## Begin

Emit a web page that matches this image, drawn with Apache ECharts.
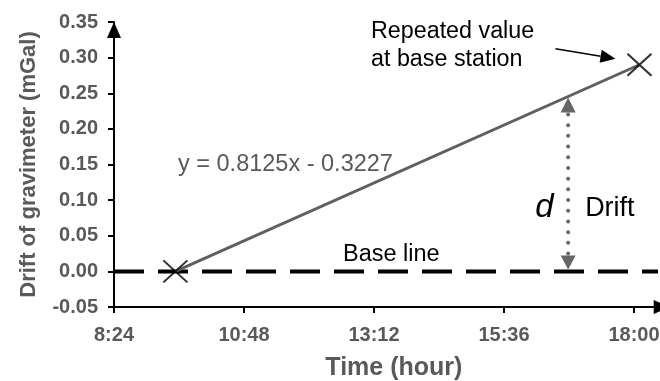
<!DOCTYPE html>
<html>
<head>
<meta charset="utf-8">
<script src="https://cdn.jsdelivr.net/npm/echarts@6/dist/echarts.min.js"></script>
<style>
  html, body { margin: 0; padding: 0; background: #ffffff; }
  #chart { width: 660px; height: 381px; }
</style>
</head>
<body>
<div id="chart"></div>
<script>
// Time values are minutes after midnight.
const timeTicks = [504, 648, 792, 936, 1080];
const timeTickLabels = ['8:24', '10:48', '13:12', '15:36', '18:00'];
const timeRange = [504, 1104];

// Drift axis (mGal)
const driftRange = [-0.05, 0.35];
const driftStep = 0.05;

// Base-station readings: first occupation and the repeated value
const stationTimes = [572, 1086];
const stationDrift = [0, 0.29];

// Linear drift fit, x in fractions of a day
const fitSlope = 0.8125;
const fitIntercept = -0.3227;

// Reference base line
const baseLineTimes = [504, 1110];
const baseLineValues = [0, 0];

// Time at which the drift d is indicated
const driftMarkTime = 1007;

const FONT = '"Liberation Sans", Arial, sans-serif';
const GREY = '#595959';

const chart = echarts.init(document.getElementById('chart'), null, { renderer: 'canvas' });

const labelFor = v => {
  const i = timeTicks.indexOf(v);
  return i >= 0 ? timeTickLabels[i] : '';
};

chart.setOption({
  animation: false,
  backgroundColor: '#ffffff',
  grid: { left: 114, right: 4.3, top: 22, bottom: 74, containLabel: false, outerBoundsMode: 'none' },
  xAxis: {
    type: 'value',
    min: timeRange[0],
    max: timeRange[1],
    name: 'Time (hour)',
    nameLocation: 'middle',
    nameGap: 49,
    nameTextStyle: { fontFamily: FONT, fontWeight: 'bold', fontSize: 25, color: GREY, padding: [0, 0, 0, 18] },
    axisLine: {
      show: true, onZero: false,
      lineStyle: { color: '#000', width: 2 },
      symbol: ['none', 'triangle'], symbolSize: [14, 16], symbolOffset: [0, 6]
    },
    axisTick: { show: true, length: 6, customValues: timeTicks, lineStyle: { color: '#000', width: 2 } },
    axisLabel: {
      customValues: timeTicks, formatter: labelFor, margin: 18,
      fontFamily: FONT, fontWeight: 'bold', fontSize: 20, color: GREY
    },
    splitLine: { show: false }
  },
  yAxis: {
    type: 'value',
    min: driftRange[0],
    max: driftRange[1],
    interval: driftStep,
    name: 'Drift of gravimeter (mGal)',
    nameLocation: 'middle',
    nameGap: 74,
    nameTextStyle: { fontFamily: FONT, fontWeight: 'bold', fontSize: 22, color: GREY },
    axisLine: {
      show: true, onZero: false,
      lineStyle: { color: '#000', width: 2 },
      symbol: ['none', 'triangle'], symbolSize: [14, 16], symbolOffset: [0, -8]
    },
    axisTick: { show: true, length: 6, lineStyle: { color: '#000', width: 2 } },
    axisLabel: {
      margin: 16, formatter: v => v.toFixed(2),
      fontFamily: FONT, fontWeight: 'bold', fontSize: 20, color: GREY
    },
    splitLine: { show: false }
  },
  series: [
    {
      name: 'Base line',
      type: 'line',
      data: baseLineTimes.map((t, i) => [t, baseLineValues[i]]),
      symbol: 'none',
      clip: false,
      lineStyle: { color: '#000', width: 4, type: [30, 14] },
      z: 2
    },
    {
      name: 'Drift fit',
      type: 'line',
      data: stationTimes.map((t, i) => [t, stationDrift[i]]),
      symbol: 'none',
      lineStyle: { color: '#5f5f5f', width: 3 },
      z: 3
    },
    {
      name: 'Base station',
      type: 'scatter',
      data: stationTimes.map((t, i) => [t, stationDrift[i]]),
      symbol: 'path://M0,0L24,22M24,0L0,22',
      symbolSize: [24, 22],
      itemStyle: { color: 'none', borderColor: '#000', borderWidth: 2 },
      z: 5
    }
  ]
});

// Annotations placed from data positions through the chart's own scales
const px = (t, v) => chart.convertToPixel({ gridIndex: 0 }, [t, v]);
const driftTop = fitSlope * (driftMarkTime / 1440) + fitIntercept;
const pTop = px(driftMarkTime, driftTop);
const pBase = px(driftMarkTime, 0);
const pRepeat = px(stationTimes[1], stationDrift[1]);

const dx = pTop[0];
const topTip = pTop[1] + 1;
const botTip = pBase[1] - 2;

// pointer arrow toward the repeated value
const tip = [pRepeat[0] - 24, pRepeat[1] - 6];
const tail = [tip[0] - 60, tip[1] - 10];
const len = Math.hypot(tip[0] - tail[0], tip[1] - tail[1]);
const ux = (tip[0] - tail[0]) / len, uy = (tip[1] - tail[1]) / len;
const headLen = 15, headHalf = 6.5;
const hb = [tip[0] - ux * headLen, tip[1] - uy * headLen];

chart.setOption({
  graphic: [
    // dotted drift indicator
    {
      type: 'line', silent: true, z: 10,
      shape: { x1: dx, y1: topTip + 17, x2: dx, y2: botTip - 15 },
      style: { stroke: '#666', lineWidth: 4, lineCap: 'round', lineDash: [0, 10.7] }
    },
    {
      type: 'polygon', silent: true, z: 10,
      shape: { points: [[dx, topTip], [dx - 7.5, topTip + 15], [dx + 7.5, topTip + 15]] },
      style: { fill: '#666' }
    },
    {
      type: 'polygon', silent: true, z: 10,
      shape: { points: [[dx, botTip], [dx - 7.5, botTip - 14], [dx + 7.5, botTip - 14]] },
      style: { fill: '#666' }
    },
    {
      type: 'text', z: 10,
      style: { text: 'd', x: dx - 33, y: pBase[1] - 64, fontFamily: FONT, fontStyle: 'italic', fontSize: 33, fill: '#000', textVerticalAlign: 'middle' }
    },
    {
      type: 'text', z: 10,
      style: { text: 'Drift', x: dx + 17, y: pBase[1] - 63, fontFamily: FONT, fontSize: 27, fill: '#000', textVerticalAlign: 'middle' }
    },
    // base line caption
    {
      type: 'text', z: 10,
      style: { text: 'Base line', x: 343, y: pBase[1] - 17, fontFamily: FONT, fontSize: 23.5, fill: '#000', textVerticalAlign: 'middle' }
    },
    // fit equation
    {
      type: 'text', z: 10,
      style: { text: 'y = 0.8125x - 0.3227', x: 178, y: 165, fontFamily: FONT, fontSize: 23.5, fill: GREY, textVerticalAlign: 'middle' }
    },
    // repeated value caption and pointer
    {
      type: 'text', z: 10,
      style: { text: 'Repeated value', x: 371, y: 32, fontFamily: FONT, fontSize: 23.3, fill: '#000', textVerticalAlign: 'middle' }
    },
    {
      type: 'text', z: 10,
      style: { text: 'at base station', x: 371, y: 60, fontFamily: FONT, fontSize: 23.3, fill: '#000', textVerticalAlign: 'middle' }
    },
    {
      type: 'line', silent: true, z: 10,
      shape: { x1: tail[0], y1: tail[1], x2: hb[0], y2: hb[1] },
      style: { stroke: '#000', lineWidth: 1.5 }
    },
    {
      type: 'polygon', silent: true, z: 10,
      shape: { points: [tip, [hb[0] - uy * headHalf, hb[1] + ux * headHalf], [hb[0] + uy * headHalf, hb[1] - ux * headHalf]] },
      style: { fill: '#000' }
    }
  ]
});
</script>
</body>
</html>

## End

▶ TASK INSTRUCTIONS:
Copy the data exactly. Any picture it contains is to be omitted.

▶ SOLVED EXERCISE:
Emit a web page that matches this image, drawn with Apache ECharts.
<!DOCTYPE html>
<html>
<head>
<meta charset="utf-8">
<script src="https://cdn.jsdelivr.net/npm/echarts@6/dist/echarts.min.js"></script>
<style>
  html, body { margin: 0; padding: 0; background: #ffffff; }
  #chart { width: 660px; height: 381px; }
</style>
</head>
<body>
<div id="chart"></div>
<script>
// Time values are minutes after midnight.
const timeTicks = [504, 648, 792, 936, 1080];
const timeTickLabels = ['8:24', '10:48', '13:12', '15:36', '18:00'];
const timeRange = [504, 1104];

// Drift axis (mGal)
const driftRange = [-0.05, 0.35];
const driftStep = 0.05;

// Base-station readings: first occupation and the repeated value
const stationTimes = [572, 1086];
const stationDrift = [0, 0.29];

// Linear drift fit, x in fractions of a day
const fitSlope = 0.8125;
const fitIntercept = -0.3227;

// Reference base line
const baseLineTimes = [504, 1110];
const baseLineValues = [0, 0];

// Time at which the drift d is indicated
const driftMarkTime = 1007;

const FONT = '"Liberation Sans", Arial, sans-serif';
const GREY = '#595959';

const chart = echarts.init(document.getElementById('chart'), null, { renderer: 'canvas' });

const labelFor = v => {
  const i = timeTicks.indexOf(v);
  return i >= 0 ? timeTickLabels[i] : '';
};

chart.setOption({
  animation: false,
  backgroundColor: '#ffffff',
  grid: { left: 114, right: 4.3, top: 22, bottom: 74, containLabel: false, outerBoundsMode: 'none' },
  xAxis: {
    type: 'value',
    min: timeRange[0],
    max: timeRange[1],
    name: 'Time (hour)',
    nameLocation: 'middle',
    nameGap: 49,
    nameTextStyle: { fontFamily: FONT, fontWeight: 'bold', fontSize: 25, color: GREY, padding: [0, 0, 0, 18] },
    axisLine: {
      show: true, onZero: false,
      lineStyle: { color: '#000', width: 2 },
      symbol: ['none', 'triangle'], symbolSize: [14, 16], symbolOffset: [0, 6]
    },
    axisTick: { show: true, length: 6, customValues: timeTicks, lineStyle: { color: '#000', width: 2 } },
    axisLabel: {
      customValues: timeTicks, formatter: labelFor, margin: 18,
      fontFamily: FONT, fontWeight: 'bold', fontSize: 20, color: GREY
    },
    splitLine: { show: false }
  },
  yAxis: {
    type: 'value',
    min: driftRange[0],
    max: driftRange[1],
    interval: driftStep,
    name: 'Drift of gravimeter (mGal)',
    nameLocation: 'middle',
    nameGap: 74,
    nameTextStyle: { fontFamily: FONT, fontWeight: 'bold', fontSize: 22, color: GREY },
    axisLine: {
      show: true, onZero: false,
      lineStyle: { color: '#000', width: 2 },
      symbol: ['none', 'triangle'], symbolSize: [14, 16], symbolOffset: [0, -8]
    },
    axisTick: { show: true, length: 6, lineStyle: { color: '#000', width: 2 } },
    axisLabel: {
      margin: 16, formatter: v => v.toFixed(2),
      fontFamily: FONT, fontWeight: 'bold', fontSize: 20, color: GREY
    },
    splitLine: { show: false }
  },
  series: [
    {
      name: 'Base line',
      type: 'line',
      data: baseLineTimes.map((t, i) => [t, baseLineValues[i]]),
      symbol: 'none',
      clip: false,
      lineStyle: { color: '#000', width: 4, type: [30, 14] },
      z: 2
    },
    {
      name: 'Drift fit',
      type: 'line',
      data: stationTimes.map((t, i) => [t, stationDrift[i]]),
      symbol: 'none',
      lineStyle: { color: '#5f5f5f', width: 3 },
      z: 3
    },
    {
      name: 'Base station',
      type: 'scatter',
      data: stationTimes.map((t, i) => [t, stationDrift[i]]),
      symbol: 'path://M0,0L24,22M24,0L0,22',
      symbolSize: [24, 22],
      itemStyle: { color: 'none', borderColor: '#000', borderWidth: 2 },
      z: 5
    }
  ]
});

// Annotations placed from data positions through the chart's own scales
const px = (t, v) => chart.convertToPixel({ gridIndex: 0 }, [t, v]);
const driftTop = fitSlope * (driftMarkTime / 1440) + fitIntercept;
const pTop = px(driftMarkTime, driftTop);
const pBase = px(driftMarkTime, 0);
const pRepeat = px(stationTimes[1], stationDrift[1]);

const dx = pTop[0];
const topTip = pTop[1] + 1;
const botTip = pBase[1] - 2;

// pointer arrow toward the repeated value
const tip = [pRepeat[0] - 24, pRepeat[1] - 6];
const tail = [tip[0] - 60, tip[1] - 10];
const len = Math.hypot(tip[0] - tail[0], tip[1] - tail[1]);
const ux = (tip[0] - tail[0]) / len, uy = (tip[1] - tail[1]) / len;
const headLen = 15, headHalf = 6.5;
const hb = [tip[0] - ux * headLen, tip[1] - uy * headLen];

chart.setOption({
  graphic: [
    // dotted drift indicator
    {
      type: 'line', silent: true, z: 10,
      shape: { x1: dx, y1: topTip + 17, x2: dx, y2: botTip - 15 },
      style: { stroke: '#666', lineWidth: 4, lineCap: 'round', lineDash: [0, 10.7] }
    },
    {
      type: 'polygon', silent: true, z: 10,
      shape: { points: [[dx, topTip], [dx - 7.5, topTip + 15], [dx + 7.5, topTip + 15]] },
      style: { fill: '#666' }
    },
    {
      type: 'polygon', silent: true, z: 10,
      shape: { points: [[dx, botTip], [dx - 7.5, botTip - 14], [dx + 7.5, botTip - 14]] },
      style: { fill: '#666' }
    },
    {
      type: 'text', z: 10,
      style: { text: 'd', x: dx - 33, y: pBase[1] - 64, fontFamily: FONT, fontStyle: 'italic', fontSize: 33, fill: '#000', textVerticalAlign: 'middle' }
    },
    {
      type: 'text', z: 10,
      style: { text: 'Drift', x: dx + 17, y: pBase[1] - 63, fontFamily: FONT, fontSize: 27, fill: '#000', textVerticalAlign: 'middle' }
    },
    // base line caption
    {
      type: 'text', z: 10,
      style: { text: 'Base line', x: 343, y: pBase[1] - 17, fontFamily: FONT, fontSize: 23.5, fill: '#000', textVerticalAlign: 'middle' }
    },
    // fit equation
    {
      type: 'text', z: 10,
      style: { text: 'y = 0.8125x - 0.3227', x: 178, y: 165, fontFamily: FONT, fontSize: 23.5, fill: GREY, textVerticalAlign: 'middle' }
    },
    // repeated value caption and pointer
    {
      type: 'text', z: 10,
      style: { text: 'Repeated value', x: 371, y: 32, fontFamily: FONT, fontSize: 23.3, fill: '#000', textVerticalAlign: 'middle' }
    },
    {
      type: 'text', z: 10,
      style: { text: 'at base station', x: 371, y: 60, fontFamily: FONT, fontSize: 23.3, fill: '#000', textVerticalAlign: 'middle' }
    },
    {
      type: 'line', silent: true, z: 10,
      shape: { x1: tail[0], y1: tail[1], x2: hb[0], y2: hb[1] },
      style: { stroke: '#000', lineWidth: 1.5 }
    },
    {
      type: 'polygon', silent: true, z: 10,
      shape: { points: [tip, [hb[0] - uy * headHalf, hb[1] + ux * headHalf], [hb[0] + uy * headHalf, hb[1] - ux * headHalf]] },
      style: { fill: '#000' }
    }
  ]
});
</script>
</body>
</html>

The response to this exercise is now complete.